On 19/06/15 19:21, Marcin Junczys-Dowmunt wrote:
> So, if anything, Moses is just a very flexible text-rewriting tool.
> Tuning (and data) turns into a translator, GEC tool, POS-tagger,
> Chunker, Semantic Tagger etc.
that's a good point, and the basis of some criticism that can be 
levelled at the Moses community: because Moses is so flexible, the 
responsibility is on the user to find the right configuration for a 
task. I think it is getting harder to find out about all of the 
settings/models necessary to reproduce a state-of-the-art system, 
especially outside of an established SMT research group. The results is 
a high barrier of entry, and frustration on all sides when somebody 
performs experiments with default settings.

To stay with the example of phrase table pruning: this is widely used, 
and I used count-based pruning, threshold pruning based on p(e|f), and 
histogram pruning based on the model score in my WMT submission.
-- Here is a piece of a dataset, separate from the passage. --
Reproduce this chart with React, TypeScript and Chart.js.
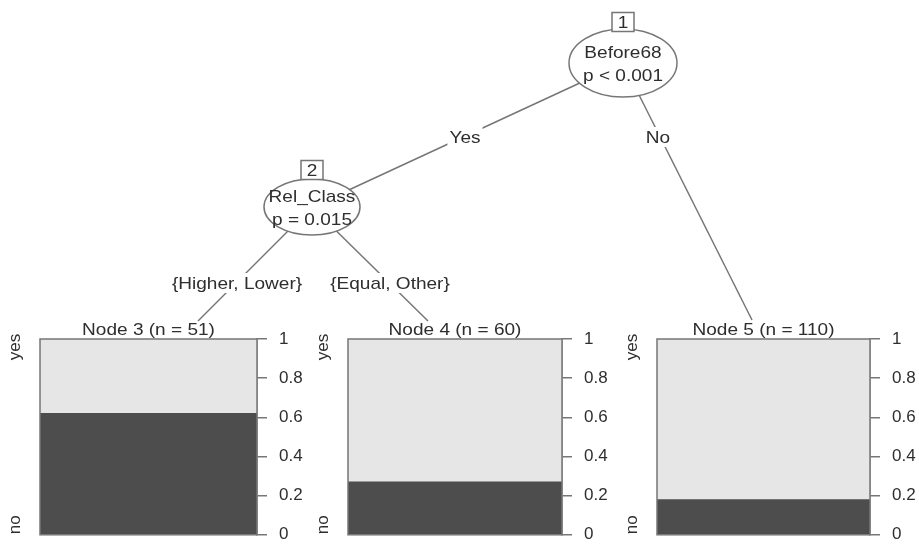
import React, { useEffect, useRef } from "react";
import { Chart, registerables } from "chart.js";

Chart.register(...registerables);

// ---------------- data ----------------
const innerNodeIds = [1, 2];
const innerNodeVars = ["Before68", "Rel_Class"];
const innerNodePValues = ["p < 0.001", "p = 0.015"];
const edgeLabels = ["Yes", "No", "{Higher, Lower}", "{Equal, Other}"];
const terminalNodeIds = [3, 4, 5];
const terminalNodeN = [51, 60, 110];
const shareDark = [0.62, 0.27, 0.18];
const shareLight = [0.38, 0.73, 0.82];
const classLabels = ["no", "yes"]; // bottom, top
const tickValues = [0, 0.2, 0.4, 0.6, 0.8, 1];
const tickLabels = ["0", "0.2", "0.4", "0.6", "0.8", "1"];

// ---------------- layout / style ----------------
const W = 919;
const H = 544;
const FONT = '"Liberation Sans", Arial, sans-serif';
const FS = 17;
const STRETCH = 1.12;
const TEXT = "#2e2e2e";
const LINE = "#767676";
const DARK = "#4d4d4d";
const LIGHT = "#e6e6e6";

const innerLayout = [
  { x: 623, y: 63, rx: 54, ry: 34, boxY: 22 },
  { x: 312, y: 207, rx: 48, ry: 28, boxY: 170 },
];
const edgeFrom = [0, 0, 1, 1];
const edgeTo = [
  { x: 312, y: 207 },
  { x: 752, y: 320 },
  { x: 198, y: 321 },
  { x: 428, y: 321 },
];
const edgeLabelPos = [
  { x: 465, y: 137 },
  { x: 658, y: 137 },
  { x: 237, y: 283 },
  { x: 390, y: 283 },
];
const panelLayout = [
  { left: 40, right: 257 },
  { left: 348, right: 562 },
  { left: 657, right: 870 },
];
const PANEL_TOP = 339;
const PANEL_BOTTOM = 537;
const CANVAS_TOP = 300;
const LEFT_SPACE = 40;
const AXIS_W = 62;
const PAD_B = 20;

function stretchedText(ctx: any, text: string, x: number, y: number) {
  ctx.save();
  ctx.translate(x, y);
  ctx.scale(STRETCH, 1);
  ctx.fillText(text, 0, 0);
  ctx.restore();
}

const treePlugin = {
  id: "treeNodes",
  afterDatasetsDraw(chart: any) {
    const { ctx } = chart;
    const px = (v: number) => chart.scales.x.getPixelForValue(v);
    const py = (v: number) => chart.scales.y.getPixelForValue(v);
    ctx.save();
    ctx.font = `${FS}px ${FONT}`;
    ctx.textAlign = "center";
    ctx.textBaseline = "middle";
    edgeLabels.forEach((lab, i) => {
      const p = edgeLabelPos[i];
      const w = ctx.measureText(lab).width * STRETCH;
      ctx.fillStyle = "#ffffff";
      ctx.fillRect(px(p.x) - w / 2 - 2, py(p.y) - 10, w + 4, 20);
      ctx.fillStyle = TEXT;
      stretchedText(ctx, lab, px(p.x), py(p.y) + 1);
    });
    innerNodeIds.forEach((id, i) => {
      const n = innerLayout[i];
      const cx = px(n.x);
      const cy = py(n.y);
      ctx.beginPath();
      ctx.ellipse(cx, cy, n.rx, n.ry, 0, 0, Math.PI * 2);
      ctx.fillStyle = "#ffffff";
      ctx.fill();
      ctx.lineWidth = 1.5;
      ctx.strokeStyle = LINE;
      ctx.stroke();
      const bw = 22;
      const bh = 19;
      const by = py(n.boxY);
      ctx.fillStyle = "#ffffff";
      ctx.fillRect(cx - bw / 2, by - bh / 2, bw, bh);
      ctx.strokeRect(cx - bw / 2, by - bh / 2, bw, bh);
      ctx.fillStyle = TEXT;
      stretchedText(ctx, String(id), cx, by + 1);
      stretchedText(ctx, innerNodeVars[i], cx, cy - 10);
      stretchedText(ctx, innerNodePValues[i], cx, cy + 13);
    });
    ctx.restore();
  },
};

function TreeCanvas() {
  const ref = useRef<HTMLCanvasElement>(null);
  useEffect(() => {
    const datasets = edgeFrom.map((fi, i) => ({
      data: [
        { x: innerLayout[fi].x, y: innerLayout[fi].y },
        { x: edgeTo[i].x, y: edgeTo[i].y },
      ],
      showLine: true,
      pointRadius: 0,
      borderColor: LINE,
      borderWidth: 1.5,
    }));
    const chart = new Chart(ref.current as HTMLCanvasElement, {
      type: "scatter",
      data: { datasets },
      options: {
        responsive: false,
        animation: false,
        events: [],
        layout: { padding: 0 },
        plugins: { legend: { display: false }, tooltip: { enabled: false } },
        scales: {
          x: { type: "linear", min: 0, max: W, display: false },
          y: { type: "linear", min: 0, max: H, reverse: true, display: false },
        },
      },
      plugins: [treePlugin],
    } as any);
    return () => chart.destroy();
  }, []);
  return (
    <canvas
      ref={ref}
      width={W}
      height={H}
      style={{ position: "absolute", left: 0, top: 0 }}
    />
  );
}

const panelPlugin = {
  id: "panelDecor",
  afterDatasetsDraw(chart: any, _args: any, opts: any) {
    const { ctx, chartArea } = chart;
    const { left, right, top, bottom } = chartArea;
    ctx.save();
    ctx.strokeStyle = LINE;
    ctx.lineWidth = 1.5;
    ctx.strokeRect(left, top, right - left, bottom - top);
    ctx.fillStyle = TEXT;
    ctx.font = `${FS}px ${FONT}`;
    ctx.textAlign = "center";
    ctx.textBaseline = "alphabetic";
    stretchedText(ctx, opts.title, (left + right) / 2, top - 4);
    const lx = left - 20;
    [
      { t: classLabels[1], y: top + 8 },
      { t: classLabels[0], y: bottom - 10 },
    ].forEach((l) => {
      ctx.save();
      ctx.translate(lx, l.y);
      ctx.rotate(-Math.PI / 2);
      ctx.textAlign = "center";
      ctx.textBaseline = "alphabetic";
      ctx.fillText(l.t, 0, 0);
      ctx.restore();
    });
    ctx.restore();
  },
};

function Panel({ index }: { index: number }) {
  const ref = useRef<HTMLCanvasElement>(null);
  const pl = panelLayout[index];
  const width = pl.right - pl.left + LEFT_SPACE + AXIS_W;
  const height = PANEL_BOTTOM - CANVAS_TOP + PAD_B;
  useEffect(() => {
    const chart = new Chart(ref.current as HTMLCanvasElement, {
      type: "bar",
      data: {
        labels: [`Node ${terminalNodeIds[index]}`],
        datasets: [
          {
            label: classLabels[0],
            data: [shareDark[index]],
            backgroundColor: DARK,
            borderWidth: 0,
          },
          {
            label: classLabels[1],
            data: [shareLight[index]],
            backgroundColor: LIGHT,
            borderWidth: 0,
          },
        ],
      },
      options: {
        responsive: false,
        animation: false,
        events: [],
        layout: {
          padding: {
            left: LEFT_SPACE,
            top: PANEL_TOP - CANVAS_TOP,
            bottom: PAD_B,
            right: 0,
          },
        },
        datasets: { bar: { categoryPercentage: 1, barPercentage: 1 } },
        plugins: {
          legend: { display: false },
          tooltip: { enabled: false },
          panelDecor: {
            title: `Node ${terminalNodeIds[index]} (n = ${terminalNodeN[index]})`,
          },
        },
        scales: {
          x: { display: false, stacked: true },
          y: {
            position: "right",
            stacked: true,
            min: 0,
            max: 1,
            afterFit: (s: any) => {
              s.width = AXIS_W;
            },
            afterBuildTicks: (s: any) => {
              s.ticks = tickValues.map((v) => ({ value: v }));
            },
            ticks: {
              padding: 12,
              color: TEXT,
              crossAlign: "near",
              font: { family: FONT, size: FS },
              callback: (v: any) => {
                const k = tickValues.indexOf(Number(v));
                return k >= 0 ? tickLabels[k] : "";
              },
            },
            grid: {
              drawOnChartArea: false,
              drawTicks: true,
              tickLength: 10,
              color: LINE,
              lineWidth: 1.5,
            },
            border: { display: true, color: LINE, width: 1.5 },
          },
        },
      },
      plugins: [panelPlugin],
    } as any);
    return () => chart.destroy();
  }, [index]);
  return (
    <canvas
      ref={ref}
      width={width}
      height={height}
      style={{
        position: "absolute",
        left: pl.left - LEFT_SPACE,
        top: CANVAS_TOP,
      }}
    />
  );
}

export default function App() {
  return (
    <div
      style={{
        position: "fixed",
        left: 0,
        top: 0,
        width: W,
        height: H,
        overflow: "hidden",
        background: "#ffffff",
      }}
    >
      <TreeCanvas />
      {terminalNodeIds.map((_, i) => (
        <Panel key={i} index={i} />
      ))}
    </div>
  );
}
Can and 
should we make a wider effort to facilitate the reproduction of systems 
by disseminating settings or configuration files? This dissemination is 
partially done by system description papers, but they cannot cover all 
settings [this would make for a very boring paper]. I put some effort 
into documenting my WMT submission by releasing EMS configuration files 
( https://github.com/rsennrich/wmt2014-scripts/tree/master/example ), 
and I would be happy to see this done more often.